Editorial von Armin Nassehi In diesem Kursbuch schreiben nur Autorinnen und Autoren, die 36 Jahre oder jünger sind. Mein Lieblingssatz in diesem Kursbuch lautet: »Es wäre naiv zu glauben, dass junge Menschen, die damit aufgewachsen sind, dass selbst ein Waschmittel eine eigene Farbe, einen Jingle und einen Geruch haben muss, nicht auf die Idee kommen, auch sie bräuchten ein Konzept, eine Markenbotschaft, eine Identity zum Herzeigen.« Er stammt aus dem Beitrag von Lara Fritzsche und bringt ziemlich gut auf den Punkt, was ich als mehr als 20 Jahre Älterer an Bildern über diese Generation im Kopf habe.
Diese Bilder bewegen sich auf zwei Gebieten: Zum einen haben diese etwas mit Ästhetiken und Bildhaftem zu tun, zum anderen mit einer Individualität, die sich vor allem über Emotionalisierbares identifiziert. Die Beiträge loten all das aus. Sie arbeiten sich am Verhältnis von Selbstoptimierung und einer besseren Welt ab, sie fremdeln mit der Arbeitswelt, suchen darin aber verträglichere Formen, sie zeigen sich genervt vom Gefühl und der Expression als zentralem Wahrheitsmedium, tragen aber auch das mit emotionaler Verve vor.
Wir haben erst vor Kurzem ein »Generationen Kursbuch« gemacht. Kursbuch 178 beschäftigte sich mit dem Jahrgang »1964«, also den nun 50Jährigen, die anders als die vorherige Kriegs, Flakhelfer oder skeptische Generation keine wirklich identifizierbare Generation sind – von den 68ern als Mutter aller Jugendgenerationen ganz zu schweigen.
Vielleicht ändert sich das nun wieder, denn gemeinsamer Tenor der Beiträge ist tatsächlich eine nun stark durchgesetzte Erwartung, dass Beschreibungen authentisch und jetzt wirklich individuell sein sollen, darin aber gebrochen in der Einsicht, dass Authentizität auch eine Erwartung ist, etwas, das inszeniert werden muss, ähnlich wie die kolorierte, olfaktorisch und auditiv überzeugende Authentifizierung eines Waschmittels. Diese Generation scheint die Benutzeroberfläche von der dahinterliegenden Tiefe des virtuellen Raums unterscheiden zu können – und ist doch mit der Benutzeroberfläche schon ziemlich beschäftigt.
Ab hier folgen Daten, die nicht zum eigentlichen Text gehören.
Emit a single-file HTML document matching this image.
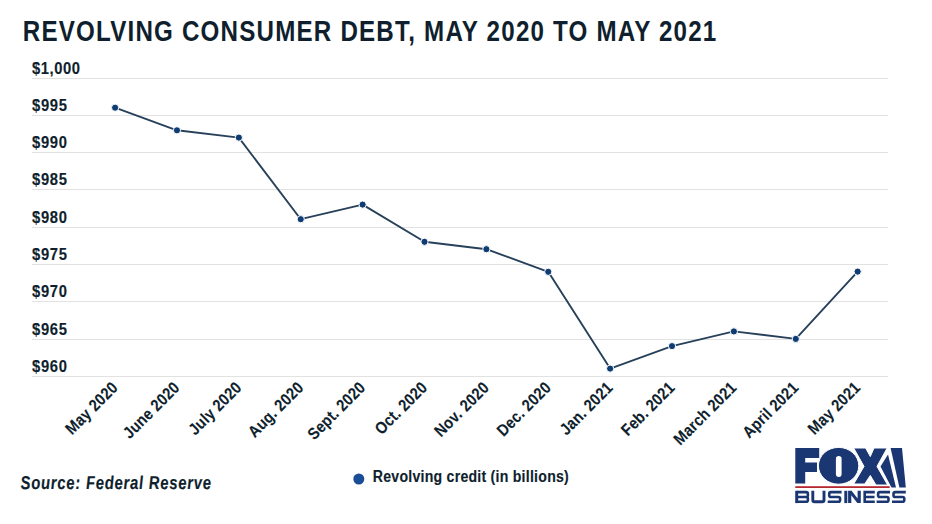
<!DOCTYPE html>
<html><head><meta charset="utf-8"><style>
html,body{margin:0;padding:0;background:#fff;width:932px;height:524px;overflow:hidden;}
svg{display:block;font-family:"Liberation Sans",sans-serif;}
</style></head><body>
<svg width="932" height="524" viewBox="0 0 932 524" font-family="Liberation Sans, sans-serif">
<text transform="translate(22.80,41.00) scale(0.8,1)" font-size="30.2" font-weight="bold" fill="#0f1f2e" textLength="866.88" lengthAdjust="spacing">REVOLVING CONSUMER DEBT, MAY 2020 TO MAY 2021</text>
<rect x="32" y="78" width="856" height="1" fill="#e2e2e2"/>
<rect x="32" y="115" width="856" height="1" fill="#e2e2e2"/>
<rect x="32" y="152" width="856" height="1" fill="#e2e2e2"/>
<rect x="32" y="189" width="856" height="1" fill="#e2e2e2"/>
<rect x="32" y="227" width="856" height="1" fill="#e2e2e2"/>
<rect x="32" y="264" width="856" height="1" fill="#e2e2e2"/>
<rect x="32" y="301" width="856" height="1" fill="#e2e2e2"/>
<rect x="32" y="339" width="856" height="1" fill="#e2e2e2"/>
<rect x="32" y="376" width="856" height="1" fill="#e2e2e2"/>
<text transform="translate(32.00,73.90) scale(0.88,1)" font-size="16.8" font-weight="bold" fill="#0f1f2e" textLength="54.55" lengthAdjust="spacing" stroke="#0f1f2e" stroke-width="0.15">$1,000</text>
<text transform="translate(32.00,110.90) scale(0.88,1)" font-size="16.8" font-weight="bold" fill="#0f1f2e" textLength="39.77" lengthAdjust="spacing" stroke="#0f1f2e" stroke-width="0.15">$995</text>
<text transform="translate(32.00,147.90) scale(0.88,1)" font-size="16.8" font-weight="bold" fill="#0f1f2e" textLength="39.77" lengthAdjust="spacing" stroke="#0f1f2e" stroke-width="0.15">$990</text>
<text transform="translate(32.00,184.90) scale(0.88,1)" font-size="16.8" font-weight="bold" fill="#0f1f2e" textLength="39.77" lengthAdjust="spacing" stroke="#0f1f2e" stroke-width="0.15">$985</text>
<text transform="translate(32.00,222.90) scale(0.88,1)" font-size="16.8" font-weight="bold" fill="#0f1f2e" textLength="39.77" lengthAdjust="spacing" stroke="#0f1f2e" stroke-width="0.15">$980</text>
<text transform="translate(32.00,259.90) scale(0.88,1)" font-size="16.8" font-weight="bold" fill="#0f1f2e" textLength="39.77" lengthAdjust="spacing" stroke="#0f1f2e" stroke-width="0.15">$975</text>
<text transform="translate(32.00,296.90) scale(0.88,1)" font-size="16.8" font-weight="bold" fill="#0f1f2e" textLength="39.77" lengthAdjust="spacing" stroke="#0f1f2e" stroke-width="0.15">$970</text>
<text transform="translate(32.00,334.90) scale(0.88,1)" font-size="16.8" font-weight="bold" fill="#0f1f2e" textLength="39.77" lengthAdjust="spacing" stroke="#0f1f2e" stroke-width="0.15">$965</text>
<text transform="translate(32.00,371.90) scale(0.88,1)" font-size="16.8" font-weight="bold" fill="#0f1f2e" textLength="39.77" lengthAdjust="spacing" stroke="#0f1f2e" stroke-width="0.15">$960</text>
<polyline points="115.10,107.70 176.98,130.30 238.86,137.60 300.74,219.20 362.62,204.60 424.50,241.80 486.38,249.20 548.26,271.80 610.14,368.60 672.02,346.10 733.90,331.40 795.78,338.90 857.66,271.60" fill="none" stroke="#28415b" stroke-width="1.9" stroke-linejoin="round"/>
<circle cx="115.10" cy="107.70" r="3.6" fill="#0f3c72" stroke="#fff" stroke-width="1"/>
<circle cx="176.98" cy="130.30" r="3.6" fill="#0f3c72" stroke="#fff" stroke-width="1"/>
<circle cx="238.86" cy="137.60" r="3.6" fill="#0f3c72" stroke="#fff" stroke-width="1"/>
<circle cx="300.74" cy="219.20" r="3.6" fill="#0f3c72" stroke="#fff" stroke-width="1"/>
<circle cx="362.62" cy="204.60" r="3.6" fill="#0f3c72" stroke="#fff" stroke-width="1"/>
<circle cx="424.50" cy="241.80" r="3.6" fill="#0f3c72" stroke="#fff" stroke-width="1"/>
<circle cx="486.38" cy="249.20" r="3.6" fill="#0f3c72" stroke="#fff" stroke-width="1"/>
<circle cx="548.26" cy="271.80" r="3.6" fill="#0f3c72" stroke="#fff" stroke-width="1"/>
<circle cx="610.14" cy="368.60" r="3.6" fill="#0f3c72" stroke="#fff" stroke-width="1"/>
<circle cx="672.02" cy="346.10" r="3.6" fill="#0f3c72" stroke="#fff" stroke-width="1"/>
<circle cx="733.90" cy="331.40" r="3.6" fill="#0f3c72" stroke="#fff" stroke-width="1"/>
<circle cx="795.78" cy="338.90" r="3.6" fill="#0f3c72" stroke="#fff" stroke-width="1"/>
<circle cx="857.66" cy="271.60" r="3.6" fill="#0f3c72" stroke="#fff" stroke-width="1"/>
<text transform="translate(118.70,388.80) rotate(-45) scale(0.88,1)" font-size="16.5" font-weight="bold" text-anchor="end" fill="#0f1f2e" textLength="75.06" lengthAdjust="spacing" stroke="#0f1f2e" stroke-width="0.1">May 2020</text>
<text transform="translate(180.58,388.80) rotate(-45) scale(0.88,1)" font-size="16.5" font-weight="bold" text-anchor="end" fill="#0f1f2e" textLength="81.61" lengthAdjust="spacing" stroke="#0f1f2e" stroke-width="0.1">June 2020</text>
<text transform="translate(242.46,388.80) rotate(-45) scale(0.88,1)" font-size="16.5" font-weight="bold" text-anchor="end" fill="#0f1f2e" textLength="76.00" lengthAdjust="spacing" stroke="#0f1f2e" stroke-width="0.1">July 2020</text>
<text transform="translate(304.34,388.80) rotate(-45) scale(0.88,1)" font-size="16.5" font-weight="bold" text-anchor="end" fill="#0f1f2e" textLength="79.72" lengthAdjust="spacing" stroke="#0f1f2e" stroke-width="0.1">Aug. 2020</text>
<text transform="translate(366.22,388.80) rotate(-45) scale(0.88,1)" font-size="16.5" font-weight="bold" text-anchor="end" fill="#0f1f2e" textLength="83.49" lengthAdjust="spacing" stroke="#0f1f2e" stroke-width="0.1">Sept. 2020</text>
<text transform="translate(428.10,388.80) rotate(-45) scale(0.88,1)" font-size="16.5" font-weight="bold" text-anchor="end" fill="#0f1f2e" textLength="75.05" lengthAdjust="spacing" stroke="#0f1f2e" stroke-width="0.1">Oct. 2020</text>
<text transform="translate(489.98,388.80) rotate(-45) scale(0.88,1)" font-size="16.5" font-weight="bold" text-anchor="end" fill="#0f1f2e" textLength="78.80" lengthAdjust="spacing" stroke="#0f1f2e" stroke-width="0.1">Nov. 2020</text>
<text transform="translate(551.86,388.80) rotate(-45) scale(0.88,1)" font-size="16.5" font-weight="bold" text-anchor="end" fill="#0f1f2e" textLength="77.87" lengthAdjust="spacing" stroke="#0f1f2e" stroke-width="0.1">Dec. 2020</text>
<text transform="translate(613.74,388.80) rotate(-45) scale(0.88,1)" font-size="16.5" font-weight="bold" text-anchor="end" fill="#0f1f2e" textLength="76.00" lengthAdjust="spacing" stroke="#0f1f2e" stroke-width="0.1">Jan. 2021</text>
<text transform="translate(675.62,388.80) rotate(-45) scale(0.88,1)" font-size="16.5" font-weight="bold" text-anchor="end" fill="#0f1f2e" textLength="76.92" lengthAdjust="spacing" stroke="#0f1f2e" stroke-width="0.1">Feb. 2021</text>
<text transform="translate(737.50,388.80) rotate(-45) scale(0.88,1)" font-size="16.5" font-weight="bold" text-anchor="end" fill="#0f1f2e" textLength="91.93" lengthAdjust="spacing" stroke="#0f1f2e" stroke-width="0.1">March 2021</text>
<text transform="translate(799.38,388.80) rotate(-45) scale(0.88,1)" font-size="16.5" font-weight="bold" text-anchor="end" fill="#0f1f2e" textLength="80.67" lengthAdjust="spacing" stroke="#0f1f2e" stroke-width="0.1">April 2021</text>
<text transform="translate(861.26,388.80) rotate(-45) scale(0.88,1)" font-size="16.5" font-weight="bold" text-anchor="end" fill="#0f1f2e" textLength="75.06" lengthAdjust="spacing" stroke="#0f1f2e" stroke-width="0.1">May 2021</text>
<text transform="translate(20.80,488.80) scale(0.8,1) skewX(3.5)" font-size="18.6" font-weight="bold" font-style="italic" fill="#0f1f2e" textLength="238.12" lengthAdjust="spacing" stroke="#0f1f2e" stroke-width="0.15">Source: Federal Reserve</text>
<circle cx="358.8" cy="479" r="5.5" fill="#1a4d96"/>
<text transform="translate(372.80,481.60) scale(0.85,1)" font-size="16.6" font-weight="bold" fill="#0f1f2e" textLength="230.59" lengthAdjust="spacing" stroke="#0f1f2e" stroke-width="0.15">Revolving credit (in billions)</text>
<g fill="#1a3673">
<path d="M795.3,448 H819.2 V458 H805.2 V462.4 H817 V472.1 H805.2 V483.4 H795.3 Z"/>
<ellipse cx="838.6" cy="465.8" rx="20.2" ry="18.4" stroke="#fff" stroke-width="1"/>
<rect x="835.9" y="455.9" width="5.7" height="21" rx="2.85" fill="#fff"/>
<path stroke="#fff" stroke-width="1" d="M853.7,448 H865.6 L870.3,456.5 L874,448 H887.2 L877,466.4 L887.6,485 H876 L870.3,475.5 L864.7,484 H853.7 L864,466.4 Z"/>
<path d="M880.5,466.4 L888,454.5 L896,487.5 H891.5 Z"/>
<path d="M890.6,448 H902 L905.8,487.5 H899.4 Z"/>
</g>
<rect x="795.3" y="486.2" width="94.4" height="1.8" fill="#b52a30"/>
<g fill="none" stroke="#1a3673" stroke-width="2.6">
<path d="M796.7,490.8 V503.1" stroke-width="3"/>
<path d="M796.7,492.1 H806.1 Q807.9,492.1 807.9,493.9 V495.15 Q807.9,496.95 806.1,496.95 H796.7 M806.1,496.95 Q807.9,496.95 807.9,498.75 V500 Q807.9,501.8 806.1,501.8 H796.7"/>
<path d="M812.8,490.8 V500 Q812.8,501.8 814.6,501.8 H822.2 Q824,501.8 824,500 V490.8" stroke-width="2.9"/>
<path d="M841.6,492.1 H831.0 Q829.2,492.1 829.2,493.9 V495.15 Q829.2,496.95 831.0,496.95 H838.3 Q840.1,496.95 840.1,498.75 V500 Q840.1,501.8 838.3,501.8 H827.7"/>
<path d="M890.0,492.1 H879.9 Q878.1,492.1 878.1,493.9 V495.15 Q878.1,496.95 879.9,496.95 H886.7 Q888.5,496.95 888.5,498.75 V500 Q888.5,501.8 886.7,501.8 H876.6"/>
<path d="M905.8,492.1 H895.3 Q893.5,492.1 893.5,493.9 V495.15 Q893.5,496.95 895.3,496.95 H902.5 Q904.3,496.95 904.3,498.75 V500 Q904.3,501.8 902.5,501.8 H892.0"/>
<path d="M845.8,490.8 V503.1" stroke-width="3"/>
<path d="M874.8,492.1 H864.7 V501.8 H874.8 M864.7,496.95 H874.5"/>
</g>
<path fill="#1a3673" d="M848.1,490.8 H851.6 L857.6,498.6 V490.8 H860.8 V503.1 H857.3 L851.3,495.3 V503.1 H848.1 Z"/>
</svg>
</body></html>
Ich habe selbst in Kursbuch 178 meine eigene Generation als die erste digitale Generation bezeichnet. Vielleicht muss das korrigiert werden. Meine Generation ist noch in eine analoge Welt hineingeboren worden.
Wir haben das dann alles verflüssigt, erst kommunikativ, dann computergestützt. Die jetzigen Jungen müssen diese Verflüssigungen wieder materialisieren, in Formen bringen. Wir haben uns gegen Formen gewandt, eine Art »Häresie der Formlosigkeit« (wie Martin Mosebach die Verflüssigung seiner katholischen Kindheit beschrieben hat) gepflegt. Jetzt wird reritualisiert, werden neue Formen gesucht und gefunden, jetzt werden auf Augenhöhe individuelle Lösungen gesucht, mit einem neuen Glauben an die Form – aber ganz ohne das Erlösungsversprechen, sondern eher in dem Sinne, dass man
Authentizität letztlich mit digitalem Spielmaterial herstellen muss. Julian Müller übrigens hat uns in seinem Beitrag ins Stammbuch geschrieben, dass noch der Titel dieses Kursbuchs aus einer ganz anderen Generation stammt, jener bürgerlichen Idealisierung der Jugend als »forsch« – ein ziemlich forscher Einwand. Zumindest zeigt er: Die jeweilige Jugend war schon immer eher eine Erfindung der Erwachsenen. Das gilt auch für die erwachsene Jugend, die in diesem Kursbuch spricht.